The IPO gray market premium is just one aspect of the stock market. If you’re curious to learn more about how the stock market works, check out detailed guides at Stock Academy.
Disclaimer:
Grey market premium information is for informational purposes only. GMP values are based on unofficial and speculative market measures and may not reflect IPO market performance. Conduct your research or consult a financial professional before investing. IPO trading is uncertain, and previous GMP trends may not guarantee future results.
FAQs
The IPO grey market is an unofficial, informal market in which IPO shares are traded prior to their official listing on the stock exchange. Buyers and sellers make deals based on demand and speculation.
The IPO grey market premium (GMP) is the extra price at which IPO shares are traded in the grey market over their issue price. For example, if an IPO is priced at ₹100 and the GMP is ₹50, the shares are being traded at ₹150 in the grey market.
The listing price is the official price at which the IPO shares debut on the stock exchange.
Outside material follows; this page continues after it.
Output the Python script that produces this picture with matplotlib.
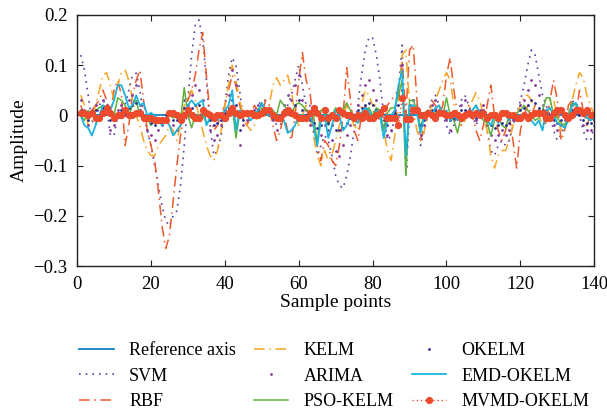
import numpy as np
import matplotlib
matplotlib.use('Agg')
import matplotlib.pyplot as plt

plt.rcParams['font.family'] = ['Liberation Serif', 'DejaVu Serif']

# ── Data ──────────────────────────────────────────────────────────────────────
x = np.arange(1, 141)

svm = [0.12, 0.09, 0.04, -0.01, -0.02, 0.02, 0.03, 0.02, -0.04, -0.04,
       0.0, 0.01, 0.02, 0.05, 0.08, 0.084, 0.05, 0.0, -0.03, -0.06,
       -0.1, -0.14, -0.18, -0.21, -0.22, -0.2, -0.19, -0.14, -0.06, 0.03,
       0.12, 0.18, 0.19, 0.15, 0.07, -0.02, -0.08, -0.07, -0.04, 0.02,
       0.08, 0.115, 0.1, 0.05, -0.01, -0.02, 0.0, 0.01, 0.02, 0.03,
       0.03, 0.02, 0.0, -0.02, -0.02, 0.0, 0.02, 0.04, 0.07, 0.1,
       0.06, 0.02, 0.02, -0.03, -0.08, -0.06, -0.04, -0.05, -0.08, -0.12,
       -0.14, -0.145, -0.12, -0.08, -0.03, 0.02, 0.08, 0.13, 0.155, 0.155,
       0.12, 0.07, 0.0, -0.05, -0.04, 0.0, 0.05, 0.14, -0.12, 0.0,
       0.03, 0.02, -0.06, -0.03, 0.0, 0.03, 0.04, 0.02, 0.0, -0.02,
       -0.04, -0.02, 0.0, 0.03, 0.04, 0.02, 0.0, -0.02, 0.0, 0.02,
       -0.03, -0.07, -0.08, -0.06, -0.05, -0.06, -0.05, -0.02, 0.0, 0.03,
       0.06, 0.1, 0.13, 0.12, 0.08, 0.04, 0.02, 0.0, -0.03, -0.05,
       -0.04, -0.02, 0.0, 0.03, 0.02, 0.0, -0.03, -0.05, -0.05, -0.02]

rbf = [0.02, 0.0, 0.0, 0.01, 0.02, 0.03, 0.05, 0.03, 0.0, 0.05,
       0.07, 0.04, -0.06, -0.02, 0.04, 0.07, 0.09, 0.03, -0.03, -0.06,
       -0.09, -0.15, -0.22, -0.265, -0.24, -0.17, -0.1, -0.04, 0.0, 0.03,
       0.05, 0.08, 0.13, 0.165, 0.08, 0.0, -0.03, -0.02, 0.0, 0.02,
       0.05, 0.08, 0.06, 0.02, 0.0, -0.02, 0.0, 0.02, 0.01, 0.0,
       0.03, 0.02, -0.02, -0.05, -0.03, 0.0, -0.03, -0.05, 0.0, 0.07,
       0.125, 0.07, 0.05, -0.02, -0.06, -0.09, -0.05, -0.06, -0.09, -0.1,
       -0.06, 0.0, 0.095, 0.03, -0.03, -0.05, 0.0, 0.02, 0.0, 0.01,
       0.0, -0.01, 0.0, 0.02, 0.03, 0.04, 0.05, 0.11, 0.0, 0.13,
       0.14, 0.03, -0.05, -0.02, 0.0, 0.03, 0.02, 0.0, 0.02, 0.08,
       0.115, 0.05, 0.0, -0.02, 0.0, 0.02, 0.0, -0.03, -0.05, -0.02,
       0.02, 0.06, 0.0, -0.03, -0.05, -0.03, 0.0, -0.05, -0.105, -0.03,
       0.0, 0.02, 0.0, 0.02, 0.01, 0.0, -0.02, 0.03, 0.07, 0.03,
       -0.05, -0.03, 0.02, 0.03, 0.0, 0.05, 0.01, -0.02, 0.0, 0.01]

kelm = [0.04, 0.02, -0.02, -0.01, 0.02, 0.05, 0.08, 0.085, 0.06, 0.03,
        0.06, 0.085, 0.09, 0.07, 0.03, 0.0, -0.02, -0.05, -0.07, -0.08,
        -0.08, -0.06, -0.05, -0.04, -0.02, -0.03, -0.05, -0.02, 0.02, 0.04,
        0.05, 0.03, 0.0, -0.03, -0.06, -0.08, -0.09, -0.07, -0.03, 0.02,
        0.06, 0.1, 0.07, 0.03, 0.0, -0.02, -0.03, -0.02, 0.0, 0.02,
        0.0, 0.02, 0.06, 0.075, 0.06, 0.07, 0.08, 0.05, 0.0, -0.02,
        0.0, 0.02, 0.0, -0.04, -0.08, -0.1, -0.07, -0.09, -0.08, -0.05,
        -0.02, 0.0, 0.02, 0.0, -0.02, -0.03, 0.02, 0.05, 0.04, 0.02,
        0.02, 0.0, -0.03, -0.07, -0.09, -0.04, 0.02, 0.12, 0.13, 0.02,
        0.01, -0.03, -0.05, -0.03, 0.0, 0.02, 0.03, 0.05, 0.07, 0.085,
        0.07, 0.02, -0.01, -0.02, -0.01, 0.01, 0.03, 0.045, 0.03, 0.0,
        -0.03, -0.08, -0.105, -0.08, -0.07, -0.07, -0.05, -0.02, 0.0, 0.02,
        0.04, 0.04, 0.03, 0.01, 0.0, -0.02, 0.0, 0.02, 0.03, 0.0,
        -0.03, -0.02, 0.0, 0.03, 0.06, 0.085, 0.075, 0.04, 0.02, 0.0]

arima = [0.03, 0.01, -0.02, 0.01, 0.02, 0.0, 0.03, 0.02, -0.03, -0.02,
         0.01, 0.02, 0.0, 0.03, 0.04, 0.06, 0.02, -0.01, -0.03, -0.04,
         -0.05, -0.03, -0.02, -0.01, 0.0, -0.02, -0.03, 0.0, 0.03, 0.02,
         0.04, 0.06, 0.05, 0.03, 0.0, -0.03, -0.05, -0.04, -0.02, 0.01,
         0.04, 0.09, 0.06, -0.06, -0.02, -0.01, 0.0, 0.01, 0.02, 0.02,
         0.01, 0.0, -0.01, -0.03, -0.01, 0.02, 0.04, 0.03, 0.06, 0.08,
         0.03, 0.01, -0.02, -0.03, -0.05, -0.04, -0.02, -0.03, -0.05, -0.07,
         -0.08, -0.06, -0.04, -0.02, 0.0, 0.02, 0.04, 0.06, 0.07, 0.05,
         0.03, 0.01, -0.02, -0.04, -0.03, 0.01, 0.04, 0.1, -0.1, 0.02,
         0.03, 0.01, -0.04, -0.02, 0.0, 0.02, 0.03, 0.01, 0.0, -0.01,
         -0.03, -0.01, 0.0, 0.02, 0.03, 0.01, 0.0, -0.01, 0.01, 0.02,
         -0.02, -0.04, -0.05, -0.04, -0.03, -0.04, -0.03, -0.01, 0.0, 0.02,
         0.03, 0.05, 0.07, 0.06, 0.04, 0.02, 0.01, 0.0, -0.02, -0.03,
         -0.02, -0.01, 0.0, 0.02, 0.01, 0.0, -0.02, -0.03, -0.03, -0.01]

pso_kelm = [0.0, -0.01, 0.01, 0.0, 0.01, 0.015, 0.02, 0.015, 0.005, 0.0,
            0.035, 0.03, 0.02, 0.0, 0.02, 0.03, 0.0, -0.01, -0.005, -0.02,
            -0.01, -0.005, -0.015, -0.01, 0.0, -0.005, 0.0, -0.01, 0.055, 0.0,
            -0.025, 0.0, -0.01, 0.0, -0.015, -0.01, 0.0, -0.005, 0.0, 0.0,
            0.01, 0.02, -0.045, 0.005, 0.0, 0.005, 0.0, 0.005, 0.01, 0.015,
            0.0, 0.005, 0.01, 0.0, 0.03, 0.02, 0.01, 0.0, 0.02, 0.025,
            0.02, 0.01, 0.005, 0.0, -0.055, 0.01, 0.015, -0.02, 0.0, 0.015,
            0.0, 0.01, 0.025, 0.01, -0.01, 0.0, 0.005, 0.01, 0.015, 0.0,
            0.015, 0.01, -0.03, 0.005, 0.015, 0.015, 0.04, 0.07, -0.12, 0.03,
            0.03, 0.01, -0.025, 0.005, 0.01, 0.0, 0.005, 0.01, 0.0, 0.035,
            0.0, -0.01, -0.035, 0.0, -0.005, 0.0, 0.01, 0.02, 0.0, -0.01,
            -0.015, -0.04, -0.01, -0.005, -0.02, -0.025, 0.0, 0.0, 0.005, 0.01,
            0.02, 0.01, 0.0, -0.01, -0.005, 0.01, 0.035, 0.035, 0.0, -0.005,
            -0.015, -0.02, 0.0, 0.025, 0.02, 0.005, 0.0, -0.005, 0.0, 0.0]

okelm = [0.01, 0.0, -0.01, 0.005, 0.01, 0.0, 0.015, 0.01, -0.01, -0.005,
         0.0, 0.01, 0.005, 0.015, 0.02, 0.025, 0.01, -0.005, -0.01, -0.015,
         -0.02, -0.01, -0.01, 0.0, 0.005, -0.01, -0.01, 0.0, 0.015, 0.01,
         0.015, 0.02, 0.02, 0.01, 0.0, -0.01, -0.02, -0.015, -0.01, 0.005,
         0.015, 0.03, 0.02, -0.03, -0.01, 0.0, 0.005, 0.005, 0.01, 0.01,
         0.005, 0.0, -0.005, -0.01, 0.0, 0.01, 0.015, 0.01, 0.02, 0.03,
         0.01, 0.0, -0.01, -0.015, -0.025, -0.02, -0.01, -0.015, -0.02, -0.03,
         -0.03, -0.025, -0.015, -0.005, 0.0, 0.01, 0.015, 0.02, 0.025, 0.02,
         0.01, 0.005, -0.01, -0.02, -0.01, 0.005, 0.02, 0.05, -0.06, 0.01,
         0.015, 0.005, -0.02, -0.01, 0.0, 0.01, 0.01, 0.005, 0.0, -0.005,
         -0.01, -0.005, 0.0, 0.01, 0.01, 0.005, 0.0, -0.005, 0.005, 0.01,
         -0.01, -0.02, -0.025, -0.02, -0.015, -0.02, -0.015, -0.005, 0.0, 0.01,
         0.015, 0.02, 0.03, 0.025, 0.015, 0.01, 0.005, 0.0, -0.01, -0.015,
         -0.01, -0.005, 0.0, 0.01, 0.005, 0.0, -0.01, -0.015, -0.015, -0.005]

emd_okelm = [0.0, -0.02, -0.025, -0.04, -0.02, 0.0, 0.02, 0.015, 0.01, 0.03,
             0.06, 0.06, 0.04, 0.015, 0.02, 0.04, 0.02, 0.025, 0.0, 0.005,
             0.0, -0.01, -0.02, -0.01, -0.02, -0.04, -0.03, -0.02, 0.0, 0.02,
             0.03, 0.02, 0.025, 0.03, -0.02, -0.005, 0.0, -0.01, 0.0, 0.01,
             0.02, 0.05, -0.03, 0.01, 0.005, 0.0, -0.01, 0.0, 0.01, 0.025,
             0.01, 0.0, -0.005, -0.01, 0.0, -0.01, -0.035, -0.03, -0.02, 0.0,
             0.0, -0.01, 0.0, -0.02, -0.06, -0.01, 0.0, -0.045, -0.02, 0.01,
             0.0, -0.03, -0.02, 0.0, -0.01, -0.015, 0.005, 0.015, 0.01, -0.01,
             0.01, 0.0, -0.045, -0.01, 0.0, 0.01, 0.06, 0.09, -0.08, 0.02,
             0.02, 0.005, -0.035, 0.0, 0.01, 0.0, 0.015, 0.02, 0.0, 0.01,
             -0.01, 0.0, -0.01, 0.0, -0.005, 0.005, 0.01, 0.02, 0.005, 0.0,
             -0.01, -0.02, 0.0, -0.015, 0.005, 0.0, -0.01, 0.0, 0.0, 0.0,
             0.0, 0.0, -0.01, -0.02, -0.01, -0.03, 0.01, 0.015, 0.0, -0.015,
             -0.02, -0.025, -0.01, 0.02, 0.025, 0.01, 0.005, -0.005, -0.01, -0.005]

mvmd_okelm = [0.005, 0.005, 0.0, 0.005, -0.005, -0.005, 0.005, 0.015, 0.005, -0.005,
              0.0, 0.0, 0.01, 0.0, 0.0, 0.005, 0.005, -0.005, -0.005, -0.005,
              -0.01, -0.01, -0.01, -0.01, 0.005, 0.005, 0.0, -0.01, 0.0, 0.01,
              0.0, -0.005, -0.005, 0.01, 0.005, 0.0, -0.005, 0.0, 0.0, -0.005,
              0.005, 0.015, 0.005, 0.0, 0.005, 0.005, 0.005, 0.0, 0.0, 0.005,
              0.01, 0.01, 0.0, -0.005, -0.005, 0.005, 0.01, 0.005, 0.0, -0.005,
              -0.005, -0.005, 0.005, 0.015, 0.005, -0.005, 0.01, -0.005, 0.0, -0.005,
              0.01, 0.005, 0.0, 0.0, -0.005, 0.0, -0.005, 0.005, -0.005, -0.005,
              0.0, 0.005, 0.015, -0.005, -0.005, -0.005, -0.02, 0.035, -0.008, -0.008,
              0.01, 0.01, 0.0, 0.0, 0.005, 0.0, -0.005, 0.005, 0.005, 0.0,
              0.0, 0.005, 0.0, -0.005, 0.0, 0.005, 0.0, 0.005, 0.0, 0.005,
              -0.005, 0.0, 0.0, -0.005, 0.005, 0.005, 0.0, 0.0, -0.005, -0.005,
              0.0, -0.005, 0.0, 0.005, 0.005, 0.005, -0.005, -0.005, 0.005, 0.01,
              0.01, 0.0, -0.005, 0.0, 0.01, 0.01, 0.005, 0.01, 0.0, 0.0]

x_ticks = [0, 20, 40, 60, 80, 100, 120, 140]
y_ticks = [-0.3, -0.2, -0.1, 0, 0.1, 0.2]
y_tick_labels = ['−0.3', '−0.2', '−0.1', '0', '0.1', '0.2']

# ── Drawing ───────────────────────────────────────────────────────────────────
fig = plt.figure(figsize=(6.07, 4.15), dpi=100)
ax = fig.add_axes([0.127, 0.359, 0.852, 0.605])

ax.plot([0, 140], [0, 0], color='#0072BD', lw=1.2, label='Reference axis')
ax.plot(x, svm, color='#5A3FA0', ls=(0, (1, 3)), lw=1.2, label='SVM')
ax.plot(x, rbf, color='#EE5A2B', ls=(0, (7, 3, 1, 3)), lw=1.1, label='RBF')
ax.plot(x, kelm, color='#F7A623', ls=(0, (7, 3, 1, 3)), lw=1.1, label='KELM')
ax.plot(x, arima, color='#8A3C9A', ls='none', marker='.', ms=2, label='ARIMA')
ax.plot(x, pso_kelm, color='#5DB13C', lw=1.1, label='PSO-KELM')
ax.plot(x, okelm, color='#2E2F8F', ls='none', marker='.', ms=2, label='OKELM')
ax.plot(x, emd_okelm, color='#1CB4DE', lw=1.3, label='EMD-OKELM')
ax.plot(x, mvmd_okelm, color='#EE4A2C', ls=(0, (1, 2)), lw=1.0,
        marker='o', ms=4.2, label='MVMD-OKELM')

ax.set_xlim(0, 140)
ax.set_ylim(-0.3, 0.2)
ax.set_xticks(x_ticks)
ax.set_yticks(y_ticks)
ax.set_yticklabels(y_tick_labels)
ax.tick_params(direction='in', top=True, right=True, labelsize=13.5, length=4,
               color='#222222', pad=7)
for spine in ax.spines.values():
    spine.set_color('#222222')
    spine.set_linewidth(1.0)
ax.set_xlabel('Sample points', fontsize=14, labelpad=1)
ax.set_ylabel('Amplitude', fontsize=14, labelpad=4)

fig.legend(loc='upper left', bbox_to_anchor=(0.104, 0.215), ncol=3, frameon=False,
           fontsize=13, handlelength=1.9, columnspacing=1.0,
           labelspacing=0.47, handletextpad=0.85)

fig.savefig('out.png', dpi=100)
The grey market premium, on the other hand, reflects speculative demand before listing and is not guaranteed to match the listing price.
Yes, in the grey market, you can sell your IPO application to a buyer who takes over your application for a premium. This transaction, however, is unofficial and carries risks since it’s outside regulated exchanges.
The grey market premium provides an indication of demand for an IPO, but it’s not always accurate or reliable. Market conditions, company performance, and investor sentiment can cause significant deviations from the GMP when the stock is officially listed.